Top 5 Best Tax Saving Funds (ELSS) in 2025
Here are five ELSS funds that have consistently delivered good returns while helping investors save tax.
Fund Name | 3-Year Return | Expense Ratio | VR Rating | AUM (₹ Cr) |
---|---|---|---|---|
Bandhan ELSS Tax Saver Fund | 23.67% | 0.53% | ★★★★ | 6,253 |
DSP ELSS Tax Saver Fund | 21.77% | 0.79% | ★★★★ | 14,076 |
Parag Parikh ELSS Tax Saver Fund | 22.98% | 0.69% | ★★★★★ | 3,175 |
Mirae Asset ELSS Tax Saver Fund | 19.63% | 0.64% | ★★★★ | 21,476 |
Invesco India ELSS Tax Saver Fund | 19.19% | 0.73% | ★★ | 2,530 |
Why ELSS Is a Smart Choice
When you invest in ELSS, you’re not just reducing your tax liability—you’re also planting seeds for long-term wealth. Here’s why many investors prefer ELSS funds:
- Dual benefit: Tax saving + wealth creation.
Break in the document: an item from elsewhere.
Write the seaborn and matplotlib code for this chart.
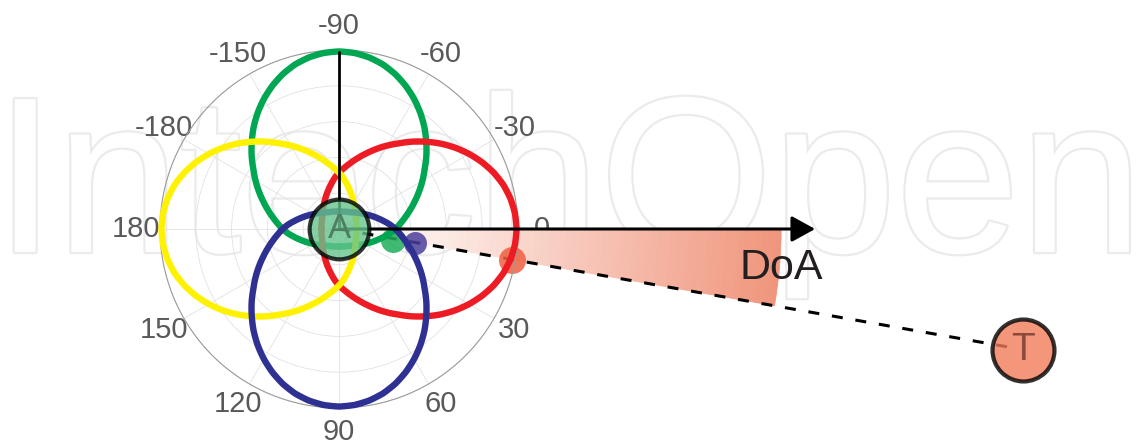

- Higher return potential compared to PPF, FD, or NSC.
- Short lock-in: Just 3 years, unlike PPF (15 years) or NSC (5 years).
- Flexibility: Withdraw anytime after lock-in.
- Ease of investing: Start SIPs with as low as ₹500.
How to Get Started – Step by Step
- Decide your goal – Tax saving, wealth creation, or both.
- Select a fund from the list of top ELSS performers.
- Choose SIP or lump sum – SIPs help in disciplined investing.
- Stay invested for the long term – While the lock-in is 3 years, staying longer often gives better returns.
- Track performance every year, but avoid panicking over short-term ups and downs.
FAQs on ELSS Funds
Q1. What is the lock-in period for ELSS funds?
Three years, which is the shortest among tax-saving options under Section 80C.
Q2. Can I withdraw money before 3 years?
No, withdrawal is allowed only after the 3-year lock-in.
Q3. How much tax can I save with ELSS?
Up to ₹1.5 lakh deduction under Section 80C of the Income Tax Act.
Q4. Is ELSS risky?
Since it invests in equities, there’s some market risk. But staying invested for 5–7 years can help balance out the volatility.
Q5. Which is better—ELSS or PPF?
ELSS offers higher return potential and shorter lock-in, while PPF is low risk but comes with a 15-year lock-in.